_Task description_: Print only the lines from the top of the data through the line with "40, 45, 50]", both included, skipping every picture.

_Given material_:

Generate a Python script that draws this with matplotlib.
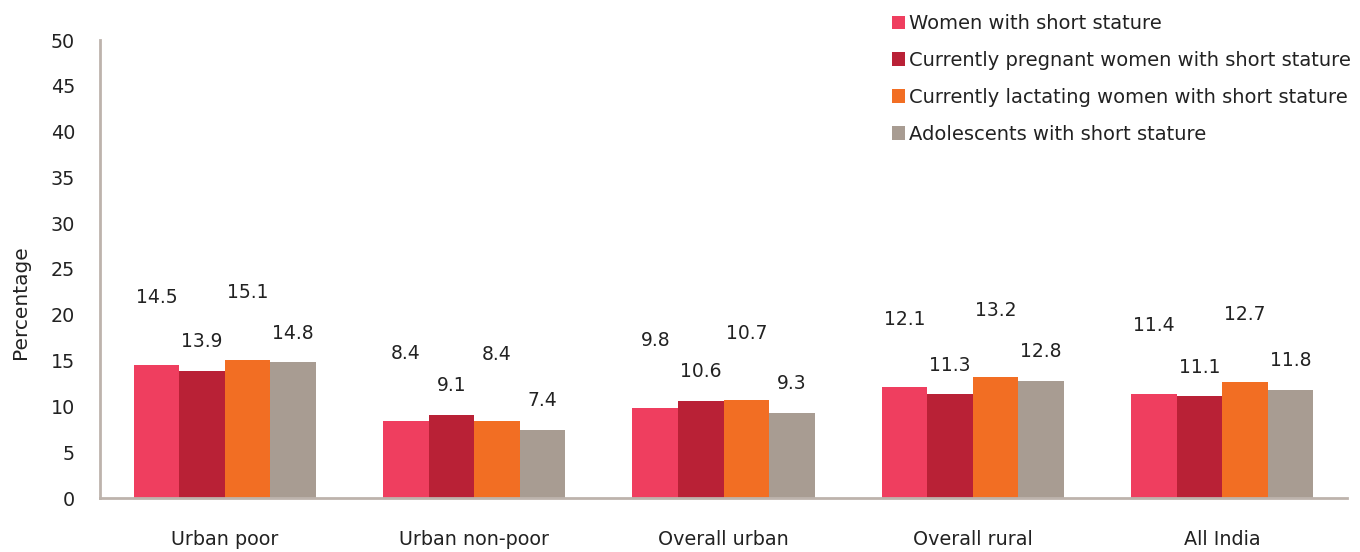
import matplotlib
matplotlib.use("Agg")
import matplotlib.pyplot as plt
import numpy as np

categories = ["Urban poor", "Urban non-poor", "Overall urban", "Overall rural", "All India"]
series_names = ["Women with short stature",
                "Currently pregnant women with short stature",
                "Currently lactating women with short stature",
                "Adolescents with short stature"]
women = [14.5, 8.4, 9.8, 12.1, 11.4]
pregnant = [13.9, 9.1, 10.6, 11.3, 11.1]
lactating = [15.1, 8.4, 10.7, 13.2, 12.7]
adolescents = [14.8, 7.4, 9.3, 12.8, 11.8]
yticks = [0, 5, 10, 15, 20, 25, 30, 35, 40, 45, 50]

series = [women, pregnant, lactating, adolescents]
colors = ["#EF3E5F", "#B92136", "#F26E23", "#A89C92"]
label_offsets = [7.4, 3.2, 7.3, 3.2]

plt.rcParams['font.family'] = ['DejaVu Sans']

fig = plt.figure(figsize=(13.6, 5.52), dpi=100)
ax = fig.add_axes([100/1360, 54/552, 1247/1360, 458/552])

x = np.arange(len(categories))
bw = 0.1825
handles = []
for i, (vals, col, off) in enumerate(zip(series, colors, label_offsets)):
    pos = x + (i - 1.5) * bw
    b = ax.bar(pos, vals, width=bw, color=col, linewidth=0)
    handles.append(b)
    for px, v in zip(pos, vals):
        ax.text(px, v + off, f"{v:.1f}", ha="center", va="center",
                fontsize=13.5, color="#222222")

ax.set_xlim(-0.5, len(categories) - 0.5)
ax.set_ylim(0, 50)
ax.set_yticks(yticks)
ax.set_yticklabels([str(t) for t in yticks], fontsize=13.8, color="#222222")
ax.set_xticks(x)
ax.set_xticklabels(categories, fontsize=13.8, color="#222222", va="top")
ax.tick_params(axis="x", length=0, pad=23)
ax.tick_params(axis="y", length=0, pad=18)
ax.set_ylabel("Percentage", fontsize=14.5, color="#222222")
ax.yaxis.set_label_coords(-0.056, 0.428)
for s in ["top", "right"]:
    ax.spines[s].set_visible(False)
for s in ["left", "bottom"]:
    ax.spines[s].set_color("#BDB3AC")
    ax.spines[s].set_linewidth(2)

leg = fig.legend(handles, series_names, loc="upper left",
                 bbox_to_anchor=(892/1360, 1 - 14/552), frameon=False,
                 fontsize=14, handlelength=0.68, handleheight=0.68,
                 handletextpad=0.2, labelspacing=0.92, borderaxespad=0,
                 borderpad=0)
for t in leg.get_texts():
    t.set_color("#222222")

fig.savefig("out.png", dpi=100)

_Reply_:
Generate a Python script that draws this with matplotlib.
import matplotlib
matplotlib.use("Agg")
import matplotlib.pyplot as plt
import numpy as np

categories = ["Urban poor", "Urban non-poor", "Overall urban", "Overall rural", "All India"]
series_names = ["Women with short stature",
                "Currently pregnant women with short stature",
                "Currently lactating women with short stature",
                "Adolescents with short stature"]
women = [14.5, 8.4, 9.8, 12.1, 11.4]
pregnant = [13.9, 9.1, 10.6, 11.3, 11.1]
lactating = [15.1, 8.4, 10.7, 13.2, 12.7]
adolescents = [14.8, 7.4, 9.3, 12.8, 11.8]
yticks = [0, 5, 10, 15, 20, 25, 30, 35, 40, 45, 50]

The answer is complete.